The Philadelphia School District, faced with at least $98.5 million in proposed budget cuts for the next school year, yesterday began deliberating the elimination of 100 teaching positions starting this fall.
Cutting the 100 jobs would save about $9 million, district chief Paul Vallas told the School Reform Commission at a budget hearing yesterday.
The positions could be saved if the Philadelphia Federation of Teachers agreed to let the district push back $9.5 million in health-and-welfare fund payments from this fall to next summer, Vallas said. The district would pay interest to make up any loss in health-and-welfare fund income, and the shift would allow the payment to be made next school year, when the district expects not to face as severe a cash crunch, he added.
"This sounds to me like blackmail," union president Ted Kirsch said in a telephone interview last night. "My blood is boiling. He's trying to shift the blame from his mismanagement of the district's funds, and instead is trying to blame the union."
Kirsch said that the health-and-welfare fund needed the money to make payments, so the union could not agree to the district's proposal.
District officials said at yesterday's hearing that this school year, 75 of the district's neediest elementary and middle schools and 25 high schools each got one extra teacher. Those are the jobs targeted for elimination unless the district finds other ways of funding them.
The district now has 10,392 teachers.
Yesterday also saw the last of two School Reform Commission hearings on the future of 41 schools that are run by private managers, including Edison Schools Inc., Temple University, and the University of Pennsylvania.
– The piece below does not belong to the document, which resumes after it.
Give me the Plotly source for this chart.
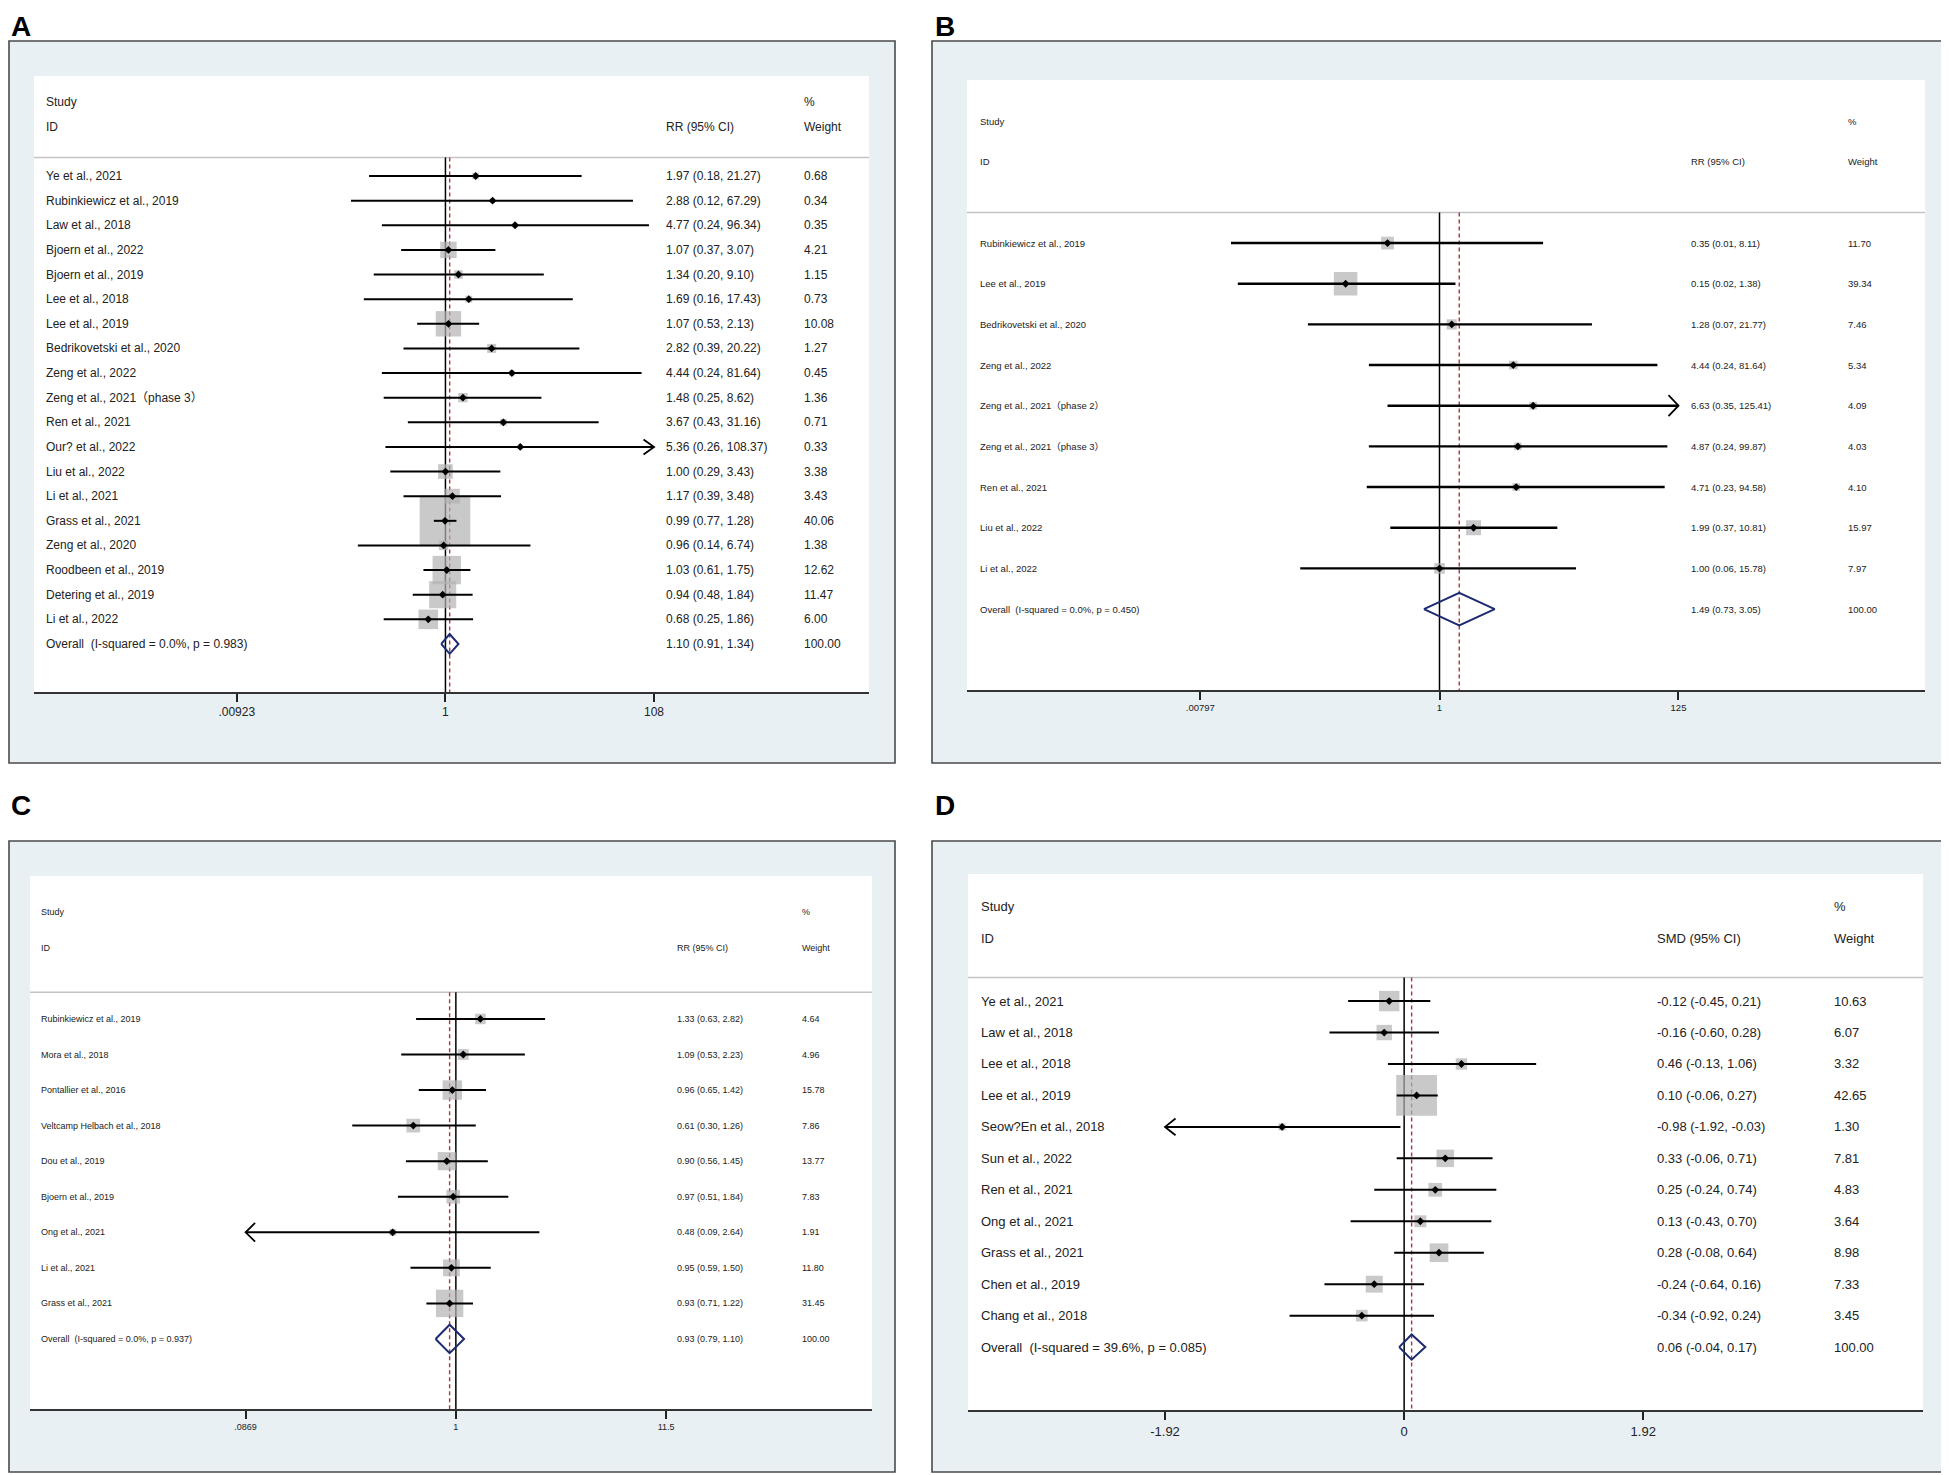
import plotly.graph_objects as go

W, H = 1949, 1475
OFF = 8  # the page body keeps its default 8px margin

# ---- panel A : RR ----
A_STUDY = ["Ye et al., 2021", "Rubinkiewicz et al., 2019", "Law et al., 2018", "Bjoern et al., 2022",
           "Bjoern et al., 2019", "Lee et al., 2018", "Lee et al., 2019", "Bedrikovetski et al., 2020",
           "Zeng et al., 2022", "Zeng et al., 2021（phase 3）", "Ren et al., 2021", "Our? et al., 2022",
           "Liu et al., 2022", "Li et al., 2021", "Grass et al., 2021", "Zeng et al., 2020",
           "Roodbeen et al., 2019", "Detering et al., 2019", "Li et al., 2022"]
A_EST = [1.97, 2.88, 4.77, 1.07, 1.34, 1.69, 1.07, 2.82, 4.44, 1.48, 3.67, 5.36, 1.00, 1.17, 0.99, 0.96, 1.03, 0.94, 0.68]
A_LO = [0.18, 0.12, 0.24, 0.37, 0.20, 0.16, 0.53, 0.39, 0.24, 0.25, 0.43, 0.26, 0.29, 0.39, 0.77, 0.14, 0.61, 0.48, 0.25]
A_HI = [21.27, 67.29, 96.34, 3.07, 9.10, 17.43, 2.13, 20.22, 81.64, 8.62, 31.16, 108.37, 3.43, 3.48, 1.28, 6.74, 1.75, 1.84, 1.86]
A_WT = [0.68, 0.34, 0.35, 4.21, 1.15, 0.73, 10.08, 1.27, 0.45, 1.36, 0.71, 0.33, 3.38, 3.43, 40.06, 1.38, 12.62, 11.47, 6.00]
A_OVERALL = "Overall\u00a0\u00a0(I-squared = 0.0%, p = 0.983)"
A_OV = [1.10, 0.91, 1.34]
A_TICKS = [0.00923, 1, 108]
A_TICKTEXT = [".00923", "1", "108"]

# ---- panel B : RR ----
B_STUDY = ["Rubinkiewicz et al., 2019", "Lee et al., 2019", "Bedrikovetski et al., 2020", "Zeng et al., 2022",
           "Zeng et al., 2021（phase 2）", "Zeng et al., 2021（phase 3）", "Ren et al., 2021",
           "Liu et al., 2022", "Li et al., 2022"]
B_EST = [0.35, 0.15, 1.28, 4.44, 6.63, 4.87, 4.71, 1.99, 1.00]
B_LO = [0.0148, 0.017, 0.07, 0.24, 0.35, 0.24, 0.23, 0.37, 0.06]
B_HI = [8.11, 1.38, 21.77, 81.64, 125.41, 99.87, 94.58, 10.81, 15.78]
B_WT = [11.70, 39.34, 7.46, 5.34, 4.09, 4.03, 4.10, 15.97, 7.97]
B_OVERALL = "Overall\u00a0\u00a0(I-squared = 0.0%, p = 0.450)"
B_OV = [1.49, 0.73, 3.05]
B_TICKS = [0.00797, 1, 125]
B_TICKTEXT = [".00797", "1", "125"]

# ---- panel C : RR ----
C_STUDY = ["Rubinkiewicz et al., 2019", "Mora et al., 2018", "Pontallier et al., 2016",
           "Veltcamp Helbach et al., 2018", "Dou et al., 2019", "Bjoern et al., 2019",
           "Ong et al., 2021", "Li et al., 2021", "Grass et al., 2021"]
C_EST = [1.33, 1.09, 0.96, 0.61, 0.90, 0.97, 0.48, 0.95, 0.93]
C_LO = [0.63, 0.53, 0.65, 0.30, 0.56, 0.51, 0.086, 0.59, 0.71]
C_HI = [2.82, 2.23, 1.42, 1.26, 1.45, 1.84, 2.64, 1.50, 1.22]
C_WT = [4.64, 4.96, 15.78, 7.86, 13.77, 7.83, 1.91, 11.80, 31.45]
C_OVERALL = "Overall\u00a0\u00a0(I-squared = 0.0%, p = 0.937)"
C_OV = [0.93, 0.79, 1.10]
C_TICKS = [0.0869, 1, 11.5]
C_TICKTEXT = [".0869", "1", "11.5"]

# ---- panel D : SMD ----
D_STUDY = ["Ye et al., 2021", "Law et al., 2018", "Lee et al., 2018", "Lee et al., 2019",
           "Seow?En et al., 2018", "Sun et al., 2022", "Ren et al., 2021", "Ong et al., 2021",
           "Grass et al., 2021", "Chen et al., 2019", "Chang et al., 2018"]
D_EST = [-0.12, -0.16, 0.46, 0.10, -0.98, 0.33, 0.25, 0.13, 0.28, -0.24, -0.34]
D_LO = [-0.45, -0.60, -0.13, -0.06, -1.923, -0.06, -0.24, -0.43, -0.08, -0.64, -0.92]
D_HI = [0.21, 0.28, 1.06, 0.27, -0.03, 0.71, 0.74, 0.70, 0.64, 0.16, 0.24]
D_WT = [10.63, 6.07, 3.32, 42.65, 1.30, 7.81, 4.83, 3.64, 8.98, 7.33, 3.45]
D_OVERALL = "Overall\u00a0\u00a0(I-squared = 39.6%, p = 0.085)"
D_OV = [0.06, -0.04, 0.17]
D_TICKS = [-1.92, 0, 1.92]
D_TICKTEXT = ["-1.92", "0", "1.92"]

FONT = "Liberation Sans, Arial, Noto Sans CJK SC, sans-serif"
TXT = "#222222"
PANEL_BG = "#e8f0f4"
BOX = "#b2b2b2"
NAVY = "#1c2a72"
RED = "#b0343c"

# layout of each panel, in pixels of the 1949x1475 picture
PANELS = [
    dict(label="A", lab_xy=(9, 9), outer=(0, 41, 895, 763), inner=(34, 76, 869, 692), log=True,
         xrange=(-4.011, 4.129), yrange=(20.95, -4.06), fs=12, cols=(43.5, 664, 802), eff="RR (95% CI)",
         box_k=8.0, pt=5, lw=2, arrow=(10.5, 7.5), null=1,
         data=(A_STUDY, A_EST, A_LO, A_HI, A_WT, A_OVERALL, A_OV, A_TICKS, A_TICKTEXT)),
    dict(label="B", lab_xy=(933, 9), outer=(932, 41, 1948, 763), inner=(967, 80, 1925, 690), log=True,
         xrange=(-4.146, 4.260), yrange=(10.99, -4.01), fs=9.5, cols=(978, 1689, 1846), eff="RR (95% CI)",
         box_k=3.75, pt=5, lw=2.4, arrow=(10, 10.5), null=1,
         data=(B_STUDY, B_EST, B_LO, B_HI, B_WT, B_OVERALL, B_OV, B_TICKS, B_TICKTEXT)),
    dict(label="C", lab_xy=(9, 788), outer=(0, 841, 895, 1472), inner=(30, 876, 872, 1409), log=True,
         xrange=(-2.149, 2.100), yrange=(10.97, -4.02), fs=9, cols=(39, 675, 800), eff="RR (95% CI)",
         box_k=4.89, pt=5, lw=2, arrow=(9.5, 9.3), null=1,
         data=(C_STUDY, C_EST, C_LO, C_HI, C_WT, C_OVERALL, C_OV, C_TICKS, C_TICKTEXT)),
    dict(label="D", lab_xy=(933, 788), outer=(932, 841, 1948, 1472), inner=(968, 874, 1923, 1410), log=False,
         xrange=(-3.502, 4.166), yrange=(13.0, -4.04), fs=13, cols=(979, 1655, 1832), eff="SMD (95% CI)",
         box_k=6.25, pt=5, lw=2, arrow=(10.5, 8.4), null=0,
         data=(D_STUDY, D_EST, D_LO, D_HI, D_WT, D_OVERALL, D_OV, D_TICKS, D_TICKTEXT)),
]

FW, FH = W - OFF, H - OFF
fig = go.Figure()
shapes, annos = [], []


def px(x):
    return max(x - OFF, 1) / FW


def py(y):
    return 1 - (y - OFF) / FH


for n, p in enumerate(PANELS, start=1):
    study, est, lo, hi, wt, ov_label, ov, ticks, ticktext = p["data"]
    xr, yr = ("x", "y") if n == 1 else (f"x{n}", f"y{n}")
    xl, yt, xrgt, yb = p["inner"]
    fs = p["fs"]

    # backgrounds
    ox0, oy0, ox1, oy1 = p["outer"]
    shapes.append(dict(type="rect", xref="paper", yref="paper", x0=px(ox0), x1=px(ox1), y0=py(oy1), y1=py(oy0),
                       fillcolor=PANEL_BG, line=dict(color="#4a4a4a", width=1.6), layer="below"))
    shapes.append(dict(type="rect", xref="paper", yref="paper", x0=px(xl), x1=px(xrgt), y0=py(yb), y1=py(yt),
                       fillcolor="white", line=dict(width=0), layer="below"))
    # header separator
    shapes.append(dict(type="line", xref="paper", yref=yr, x0=px(xl), x1=px(xrgt), y0=-0.75, y1=-0.75,
                       line=dict(color="#c4c4c4", width=1.6), layer="below"))

    ybot = p["yrange"][0]
    # reference lines
    fig.add_trace(go.Scatter(x=[p["null"], p["null"]], y=[-0.75, ybot], mode="lines", xaxis=xr, yaxis=yr,
                             line=dict(color="black", width=1.5), hoverinfo="skip"))
    fig.add_trace(go.Scatter(x=[ov[0], ov[0]], y=[-0.75, ybot], mode="lines", xaxis=xr, yaxis=yr,
                             line=dict(color=RED, width=1.4, dash="4px,3px"), hoverinfo="skip"))

    rows = list(range(len(study)))
    # weight boxes
    fig.add_trace(go.Scatter(x=est, y=rows, mode="markers", xaxis=xr, yaxis=yr, hoverinfo="skip",
                             marker=dict(symbol="square", color=BOX, line=dict(width=0),
                                         size=[p["box_k"] * w ** 0.5 for w in wt])))

    # confidence intervals, clipped to the axis with arrows
    xmin, xmax = ticks[0], ticks[-1]
    per_px = (p["xrange"][1] - p["xrange"][0]) / (xrgt - xl)
    row_px = (yb - yt) / (p["yrange"][0] - p["yrange"][1])
    back, half = p["arrow"]
    cx, cy, ax, ay = [], [], [], []
    for i in rows:
        a, b = max(lo[i], xmin), min(hi[i], xmax)
        cx += [a, b, None]
        cy += [i, i, None]
        for tip, sgn, cut in ((xmin, -1, lo[i] < xmin), (xmax, 1, hi[i] > xmax)):
            if not cut:
                continue
            if p["log"]:
                bx = tip * 10 ** (-sgn * back * per_px)
            else:
                bx = tip - sgn * back * per_px
            ax += [bx, tip, bx, None]
            ay += [i - half / row_px, i, i + half / row_px, None]
    fig.add_trace(go.Scatter(x=cx, y=cy, mode="lines", xaxis=xr, yaxis=yr, hoverinfo="skip",
                             line=dict(color="black", width=p["lw"])))
    fig.add_trace(go.Scatter(x=ax, y=ay, mode="lines", xaxis=xr, yaxis=yr, hoverinfo="skip",
                             line=dict(color="black", width=1.8)))
    # point estimates
    fig.add_trace(go.Scatter(x=est, y=rows, mode="markers", xaxis=xr, yaxis=yr, hoverinfo="skip",
                             marker=dict(symbol="diamond", color="black", size=p["pt"] + 1)))
    # pooled diamond
    k = len(study)
    fig.add_trace(go.Scatter(x=[ov[1], ov[0], ov[2], ov[0], ov[1]], y=[k, k - 0.4, k, k + 0.4, k],
                             mode="lines", xaxis=xr, yaxis=yr, hoverinfo="skip",
                             line=dict(color=NAVY, width=2)))

    # text columns
    c_name, c_eff, c_wt = p["cols"]
    f = dict(family=FONT, size=fs, color=TXT)

    def txt(x, y, s):
        annos.append(dict(text=s, xref="paper", yref=yr, x=px(x), y=y, xanchor="left", yanchor="middle",
                          showarrow=False, font=f))

    txt(c_name, -3, "Study")
    txt(c_name, -2, "ID")
    txt(c_eff, -2, p["eff"])
    txt(c_wt, -3, "%")
    txt(c_wt, -2, "Weight")
    for i in rows:
        txt(c_name, i, study[i])
        txt(c_eff, i, f"{est[i]:.2f} ({lo[i]:.2f}, {hi[i]:.2f})")
        txt(c_wt, i, f"{wt[i]:.2f}")
    txt(c_name, k, ov_label)
    txt(c_eff, k, f"{ov[0]:.2f} ({ov[1]:.2f}, {ov[2]:.2f})")
    txt(c_wt, k, "100.00")

    # panel letter
    annos.append(dict(text=f"<b>{p['label']}</b>", xref="paper", yref="paper", x=px(p["lab_xy"][0]),
                      y=py(p["lab_xy"][1]), xanchor="left", yanchor="top", showarrow=False,
                      font=dict(family=FONT, size=28, color="black")))

    xa = dict(domain=[px(xl), px(xrgt)], anchor=yr, range=list(p["xrange"]),
              type="log" if p["log"] else "linear", tickvals=ticks, ticktext=ticktext,
              ticks="outside", ticklen=8, tickwidth=1.5, tickcolor="#222", showline=True,
              linecolor="#333", linewidth=2, showgrid=False, zeroline=False, fixedrange=True,
              tickfont=dict(family=FONT, size=fs, color=TXT))
    ya = dict(domain=[py(yb), py(yt)], anchor=xr, range=list(p["yrange"]), visible=False,
              showgrid=False, zeroline=False, fixedrange=True)
    fig.update_layout({("xaxis" if n == 1 else f"xaxis{n}"): xa, ("yaxis" if n == 1 else f"yaxis{n}"): ya})

fig.update_layout(width=FW, height=FH, margin=dict(l=0, r=0, t=0, b=0), showlegend=False,
                  paper_bgcolor="white", plot_bgcolor="rgba(0,0,0,0)",
                  font=dict(family=FONT, color=TXT), shapes=shapes, annotations=annos)

fig.write_html("out.html")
The district's administration is calling for the number of privately managed schools to be cut to 14, and their payments from $18.6 million to $12 million. The managers now get $450 to $750 extra per student from the district. Dozens of parents showed up yesterday to ask that the schools stay in private hands. But some parents and community activists told the commission that the private managers had failed to produce better results than the district and said their funding should be cut.
Commission chairman James Nevels said he had not yet made up his mind about private management funding.
"We've heard from the public. We've heard from the providers," he said. "We'll be looking to see if anything we heard will influence the administration's recommendations."
The proposed elimination of 100 jobs comes on top of a plan to cut an additional 150 teachers because of a projected loss in student enrollment of 4,275.
Vallas said most of that decline - 3,300 students - is because of increasing charter-school enrollment. Last year, district officials said, more than 200 teaching jobs were lost because enrollment declined by about 6,000. Kirsch said that the district was already in violation of its union agreement, which mandates one teacher for every 30 students through grade three and one for every 33 students in the upper grades, so Vallas could not cut 250 more. "If he does, he will violate the contract again," Kirsch said.